Friday, June 10, 2011

My Journey Part 1

I am tired today.  I'm pretty much tired all the time but today I am the "sitting and staring at nothing" kind of tired.  When I feel like this it is very easy for me to spiral down-ward.  This is why it is so important for me to sleep well.  I can power through, I've done it many times but it is not healthy for me.  If I push through I often end up crashing and falling into a depression for a few days.  I was visiting my in-laws recently and was feeling this way.  I disappeared for a bit and took a short nap.  Maybe they think I'm weird but I've learned after all these years that if I can sleep for 45 min. I can avoid falling under the dark cloud.  If I sleep longer than that it can make me feel worse.  Forty five minutes is perfect.  It's not being lazy or indulgent it is taking care of myself so that I can take care of others.  (I have to type this out loud for myself as much as anyone else.)

Having said all that you can imagine how hard it was to have babies.  The most well-adjusted, healthy person can be defeated by a little baby.  I FELL APART when I had my first child but I found I had to fall apart to become stronger.

I was paranoid and terrified as a new mother.  My first pregnancy, delivery and baby were difficult.  At 19 weeks my tummy started to get smaller from appointment to appointment.  Enter five-million ultra-sounds to find out what was wrong.  My fluid was low and my baby wasn't growing.  Enter five-million non-stress tests and non-stop kick counts.  This doesn't sound exhausting but it was.  I had to write down my kick-counts, get nervous if I couldn't feel her moving, call the Dr. right away (as instructed) and rush in for ultra-sounds a couple of times too many.  Finally at 35 weeks the Dr. decided the baby would be better off on the outside.  Come to find out my placenta had stopped functioning and the umbilical cord was the thickness of a pencil (not ideal).  After trying to induce labor for three days baby flipped feet first and I needed a c-section.  I was devastated!! 

The good news is my baby was completely healthy.  The hard part was she was 4lbs 3oz and super skinny.  She needed lots of food all the time.  I had to nurse, pump and tube feed every two hours.  This meant about sleep.  I was told she was fragile and if she got sick it would be very bad.  I became very protective and defensive.  I would see all kinds of horrible things happening to her that were out of my control.  Specifically I would see myself falling down the stairs while holding her and her flying into the wall.  I thought these were just my protective instincts kicking in.  When she was about six weeks old I was up in the night feeding her.  I had just finished changing her and she had fallen asleep.  I was getting ready to go back to bed and she proceeded to fill her diaper....a lot.  I burst out crying and could not stop, I mean for months.  Of course I am exaggerating a bit but really whenever I was alone I cried about the tiniest thing.  I remember sobbing uncontrollably because I couldn't screw the cap back on the peanut butter. 

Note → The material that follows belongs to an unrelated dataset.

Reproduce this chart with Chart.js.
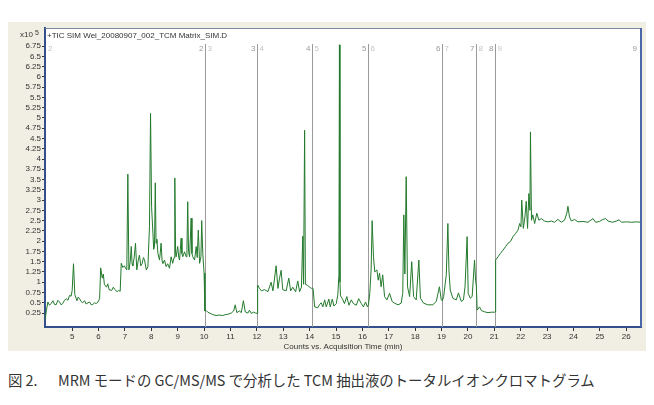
<!DOCTYPE html>
<html>
<head>
<meta charset="utf-8">
<script src="https://cdn.jsdelivr.net/npm/chart.js@4/dist/chart.umd.min.js"></script>
<style>
  body { margin: 0; background: #fff; }
  #wrap { position: relative; width: 654px; height: 405px; overflow: hidden; }
  #c { position: absolute; left: 0; top: 0; }
  #caption {
    position: absolute; left: 8px; top: 369px; white-space: nowrap;
    font-family: "Noto Sans CJK JP", sans-serif;
    font-size: 14.4px; color: #333;
  }
  #caption .fig { display: inline-block; width: 50px; }
</style>
</head>
<body>
<div id="wrap">
  <canvas id="c" width="654" height="358"></canvas>
  <div id="caption"><span class="fig">図 2.</span>MRM モードの GC/MS/MS で分析した TCM 抽出液のトータルイオンクロマトグラム</div>
</div>
<script>
// retention time (min) and abundance (x10^5 counts)
const times = [
  3.98, 4.02, 4.08, 4.14, 4.20, 4.27, 4.33, 4.39, 4.46, 4.52, 4.58, 4.64, 4.70, 4.77, 4.84, 4.90, 4.96, 5.00, 5.05, 5.10,
  5.18, 5.23, 5.28, 5.34, 5.40, 5.47, 5.53, 5.60, 5.66, 5.72, 5.78, 5.85, 5.91, 5.98, 6.04, 6.08, 6.14, 6.18, 6.22, 6.30,
  6.35, 6.40, 6.50, 6.56, 6.62, 6.70, 6.76, 6.82, 6.86, 6.92, 6.98, 7.03, 7.07, 7.11, 7.15, 7.20, 7.24, 7.27, 7.30, 7.35,
  7.40, 7.45, 7.50, 7.55, 7.60, 7.65, 7.70, 7.74, 7.81, 7.87, 7.93, 7.97, 8.01, 8.06, 8.09, 8.12, 8.15, 8.18, 8.21, 8.25,
  8.31, 8.34, 8.37, 8.41, 8.44, 8.50, 8.56, 8.62, 8.69, 8.75, 8.81, 8.86, 8.89, 8.92, 8.94, 9.00, 9.04, 9.07, 9.13, 9.16,
  9.19, 9.26, 9.32, 9.35, 9.38, 9.41, 9.45, 9.51, 9.54, 9.57, 9.64, 9.70, 9.74, 9.78, 9.83, 9.88, 9.91, 9.95, 10.00, 10.03,
  10.08, 10.14, 10.21, 10.33, 10.46, 10.58, 10.71, 10.80, 10.90, 11.03, 11.12, 11.18, 11.24, 11.34, 11.41, 11.49, 11.56, 11.66, 11.72, 11.79,
  11.87, 11.95, 12.01, 12.03, 12.10, 12.17, 12.29, 12.42, 12.54, 12.61, 12.73, 12.80, 12.86, 12.92, 12.98, 13.11, 13.21, 13.28, 13.36, 13.47,
  13.55, 13.62, 13.69, 13.74, 13.77, 13.81, 13.84, 13.93, 14.00, 14.07, 14.10, 14.13, 14.19, 14.31, 14.38, 14.44, 14.50, 14.57, 14.63, 14.73,
  14.78, 14.86, 14.92, 15.01, 15.07, 15.11, 15.13, 15.15, 15.17, 15.24, 15.32, 15.41, 15.49, 15.58, 15.66, 15.77, 15.86, 15.96, 16.04, 16.12,
  16.19, 16.23, 16.28, 16.33, 16.37, 16.42, 16.47, 16.55, 16.60, 16.65, 16.71, 16.77, 16.84, 16.93, 17.03, 17.13, 17.22, 17.35, 17.47, 17.53,
  17.57, 17.61, 17.66, 17.71, 17.79, 17.87, 17.94, 18.04, 18.14, 18.20, 18.32, 18.48, 18.67, 18.80, 18.92, 18.99, 19.03, 19.08, 19.18, 19.24,
  19.28, 19.33, 19.43, 19.56, 19.64, 19.75, 19.83, 19.89, 19.97, 20.01, 20.09, 20.16, 20.25, 20.29, 20.32, 20.35, 20.44, 20.51, 20.63, 20.76,
  20.89, 21.00, 21.04, 21.05, 21.14, 21.23, 21.33, 21.43, 21.52, 21.61, 21.71, 21.81, 21.90, 21.96, 22.01, 22.04, 22.10, 22.16, 22.21, 22.26,
  22.31, 22.35, 22.37, 22.41, 22.46, 22.53, 22.61, 22.69, 22.78, 22.90, 23.03, 23.16, 23.28, 23.41, 23.54, 23.66, 23.75, 23.79, 23.85, 23.92,
  24.04, 24.17, 24.36, 24.55, 24.74, 24.84, 24.99, 25.12, 25.22, 25.31, 25.48, 25.63, 25.73, 25.82, 26.01, 26.20, 26.39, 26.56
];
const counts = [
  0.10, 0.30, 0.52, 0.44, 0.48, 0.55, 0.46, 0.45, 0.56, 0.52, 0.45, 0.48, 0.55, 0.60, 0.56, 0.68, 0.66, 0.80, 1.45, 0.70,
  0.55, 0.64, 0.60, 0.53, 0.50, 0.55, 0.47, 0.50, 0.52, 0.45, 0.46, 0.50, 0.48, 0.52, 0.60, 1.35, 1.10, 1.20, 0.95, 0.88,
  0.96, 0.82, 0.80, 0.88, 0.82, 0.77, 0.80, 0.78, 1.46, 1.36, 1.40, 1.33, 1.30, 3.63, 1.30, 1.50, 1.87, 1.45, 1.40, 1.60,
  1.95, 1.30, 1.52, 1.66, 1.40, 1.45, 1.60, 1.55, 1.30, 1.38, 2.35, 5.11, 2.84, 2.20, 1.80, 1.87, 3.42, 1.95, 2.05, 1.70,
  1.54, 1.72, 1.95, 1.50, 1.46, 1.54, 1.38, 1.45, 1.34, 1.62, 1.46, 1.60, 3.54, 1.70, 1.62, 1.87, 1.60, 1.54, 2.07, 1.70,
  1.62, 1.74, 1.62, 1.80, 2.96, 1.75, 1.62, 2.56, 1.70, 1.62, 1.54, 1.87, 1.60, 2.27, 1.46, 1.62, 2.50, 1.70, 1.22, 0.30,
  0.31, 0.27, 0.25, 0.21, 0.19, 0.20, 0.19, 0.21, 0.22, 0.25, 0.30, 0.45, 0.26, 0.30, 0.26, 0.55, 0.28, 0.25, 0.32, 0.24,
  0.27, 0.25, 0.24, 0.93, 0.85, 0.79, 0.82, 0.77, 1.00, 0.79, 1.40, 0.85, 1.10, 1.29, 0.82, 0.79, 1.10, 0.79, 0.88, 0.77,
  1.03, 0.77, 0.88, 2.12, 0.95, 4.70, 0.95, 0.92, 0.88, 0.85, 0.86, 0.85, 0.40, 0.38, 0.46, 0.50, 0.40, 0.57, 0.40, 0.59,
  0.40, 0.59, 0.42, 0.48, 0.70, 1.18, 6.78, 1.00, 0.67, 0.60, 0.48, 0.65, 0.44, 0.57, 0.48, 0.44, 0.60, 0.48, 0.40, 0.52,
  0.40, 0.45, 0.73, 1.30, 2.50, 1.62, 1.25, 1.30, 1.05, 1.22, 0.89, 1.18, 0.65, 0.57, 0.73, 0.53, 0.49, 0.45, 0.49, 0.73,
  2.64, 1.20, 3.57, 0.89, 0.65, 1.50, 0.65, 0.57, 1.54, 0.61, 0.49, 0.45, 0.45, 0.53, 0.89, 0.57, 0.55, 0.65, 1.18, 2.43,
  1.30, 0.81, 0.61, 0.57, 0.74, 0.53, 0.57, 0.89, 2.11, 0.73, 0.61, 0.65, 1.54, 1.05, 0.90, 0.32, 0.40, 0.31, 0.28, 0.26,
  0.27, 0.27, 0.28, 1.54, 1.62, 1.70, 1.78, 1.87, 1.95, 1.99, 2.11, 2.19, 2.27, 2.43, 2.35, 3.00, 2.31, 2.59, 2.97, 2.31,
  3.16, 2.75, 4.66, 2.51, 2.64, 2.43, 2.68, 2.51, 2.55, 2.49, 2.47, 2.49, 2.46, 2.53, 2.46, 2.51, 2.68, 2.85, 2.59, 2.49,
  2.53, 2.47, 2.48, 2.46, 2.55, 2.46, 2.48, 2.53, 2.55, 2.49, 2.46, 2.49, 2.52, 2.46, 2.47, 2.46, 2.47, 2.46
];
const xTicks = [5, 6, 7, 8, 9, 10, 11, 12, 13, 14, 15, 16, 17, 18, 19, 20, 21, 22, 23, 24, 25, 26];
const yTicks = [0.25, 0.5, 0.75, 1, 1.25, 1.5, 1.75, 2, 2.25, 2.5, 2.75, 3, 3.25, 3.5, 3.75, 4, 4.25, 4.5, 4.75,
  5, 5.25, 5.5, 5.75, 6, 6.25, 6.5, 6.75];
// segment boundaries and their numbers
const segTimes = [10.02, 12.02, 14.10, 16.23, 19.02, 20.31, 21.03];
const segLeft = ["2", "3", "4", "5", "6", "7", "8"];
const segRight = ["3", "4", "5", "6", "7", "8", "9"];

const points = times.map((t, i) => ({ x: t, y: counts[i] }));

const framePlugin = {
  id: 'frame',
  beforeDraw(chart) {
    const { ctx, chartArea: a } = chart;
    ctx.save();
    ctx.fillStyle = '#f1efe3';
    ctx.fillRect(8, 22, 638, 329);
    ctx.fillStyle = '#ffffff';
    ctx.fillRect(a.left, a.top, a.right - a.left, a.bottom - a.top);
    ctx.restore();
  },
  beforeDatasetsDraw(chart) {
    const { ctx, chartArea: a, scales: { x } } = chart;
    ctx.save();
    ctx.font = '8px "Liberation Sans", Arial, sans-serif';
    ctx.textBaseline = 'middle';
    segTimes.forEach((t, i) => {
      const px = Math.round(x.getPixelForValue(t)) + 0.5;
      ctx.strokeStyle = '#9a9a9a';
      ctx.lineWidth = 1;
      ctx.beginPath();
      ctx.moveTo(px, 44);
      ctx.lineTo(px, a.bottom);
      ctx.stroke();
      ctx.fillStyle = '#9a9a9a';
      ctx.textAlign = 'right';
      ctx.fillText(segLeft[i], px - 2, 49);
      ctx.fillStyle = '#c4c4c4';
      ctx.textAlign = 'left';
      ctx.fillText(segRight[i], px + 2, 49);
    });
    ctx.fillStyle = '#c4c4c4';
    ctx.textAlign = 'left';
    ctx.fillText('2', a.left + 3, 49);
    ctx.fillStyle = '#9a9a9a';
    ctx.textAlign = 'right';
    ctx.fillText('9', a.right - 4, 49);
    // trace title
    ctx.fillStyle = '#333';
    ctx.textAlign = 'left';
    ctx.fillText('+TIC SIM Wei_20080907_002_TCM Matrix_SIM.D', a.left + 2, 36);
    ctx.restore();
  },
  afterDraw(chart) {
    const { ctx, chartArea: a } = chart;
    ctx.save();
    ctx.strokeStyle = '#7d8aa0';
    ctx.lineWidth = 1;
    ctx.beginPath();
    ctx.moveTo(a.left, a.top + 0.5);
    ctx.lineTo(a.right, a.top + 0.5);
    ctx.stroke();
    ctx.strokeStyle = '#4a68a8';
    ctx.lineWidth = 2;
    ctx.beginPath();
    ctx.moveTo(a.right, a.top);
    ctx.lineTo(a.right, a.bottom);
    ctx.stroke();
    ctx.fillStyle = '#333';
    ctx.font = '8px "Liberation Sans", Arial, sans-serif';
    ctx.textBaseline = 'middle';
    ctx.textAlign = 'right';
    ctx.fillText('x10', 33, 35);
    ctx.font = '7px "Liberation Sans", Arial, sans-serif';
    ctx.textAlign = 'left';
    ctx.fillText('5', 35, 33);
    ctx.font = '8px "Liberation Sans", Arial, sans-serif';
    ctx.textAlign = 'center';
    ctx.fillText('Counts vs. Acquisition Time (min)', (a.left + a.right) / 2, 347);
    ctx.restore();
  }
};

const tickFont = { family: '"Liberation Sans", Arial, sans-serif', size: 8 };

new Chart(document.getElementById('c'), {
  type: 'line',
  data: {
    datasets: [{
      data: points,
      borderColor: '#237a2c',
      borderWidth: 1,
      pointRadius: 0,
      tension: 0,
      fill: false
    }]
  },
  options: {
    responsive: false,
    animation: false,
    events: [],
    layout: { padding: { left: 0, right: 13, top: 28, bottom: 0 } },
    plugins: { legend: { display: false }, tooltip: { enabled: false } },
    scales: {
      x: {
        type: 'linear',
        min: 3.97,
        max: 26.56,
        afterBuildTicks: s => { s.ticks = xTicks.map(v => ({ value: v })); },
        afterFit: s => { s.height = 31; },
        grid: { drawOnChartArea: false, drawTicks: true, tickLength: 4, color: '#333' },
        border: { display: true, color: '#34508c', width: 2 },
        ticks: { font: tickFont, color: '#333', padding: 1, maxRotation: 0, autoSkip: false, callback: v => String(v) }
      },
      y: {
        type: 'linear',
        min: -0.09,
        max: 7.19,
        afterBuildTicks: s => { s.ticks = yTicks.map(v => ({ value: v })); },
        afterFit: s => { s.width = 45; },
        grid: { drawOnChartArea: false, drawTicks: true, tickLength: 3, color: '#333' },
        border: { display: true, color: '#34508c', width: 2 },
        ticks: { font: tickFont, color: '#333', padding: 1, autoSkip: false, callback: v => String(v) }
      }
    }
  },
  plugins: [framePlugin]
});
</script>
</body>
</html>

Now as I remember this time in my life I can see that I had a classic case of postpartum depression.  At the time I did not see it and I was really good at pretending I was fine.  However, I was certain there was a reason why I was feeling this way.  I threw myself into figuring out what it was.  I read all sort of books about parenting, pregnancy, childbirth and c-sections.  I learned a ton and had my theories but I would never fully understand what was happening until a few years later.

How's that for a cliffhanger?
To be continued...


  1. I had severe postpartum too. I didn't know what it was either. I could go on and on, and maybe when we see each other this summer, we can talk! Hang in there darlin'!

  2. I was so in denial about PPD, but I struggled with it, too. It was awful, but I wouldn't accept that that is what it was. In the hospital after #1, the nurse had come in and given us the PPD run down, and then I took a brief nap and when I woke up, I just started crying and couldn't stop. It was over an hour before I could pull myself together. And then I was like, "Well, that's it! That was my PPD! Onward and upward!" But then we went home and I just couldn't deal. I mean, babies are hard for the majority of women, but I was just a mess constantly and was not coping well at all. But I had *had* my PPD, so all this sadness and doubt and worry and paranoia was clearly just because I was really, really bad at being a mother, right? A little over a year, I got pregnant with #2 and so it just carried right on without stopping until she was about 18 months old. I was constantly paranoid about their health, about being judged, about being a bad mom, about crying (theirs and mine). It went on so long, that I had forgotten what my "real" was. And then, one morning, I woke up for the day, and it was like I had my old brain back. It was like a switch was flipped back over. Weirdest thing ever. But since then, I've been a lot more compassionate toward new moms, and even not-so-new moms.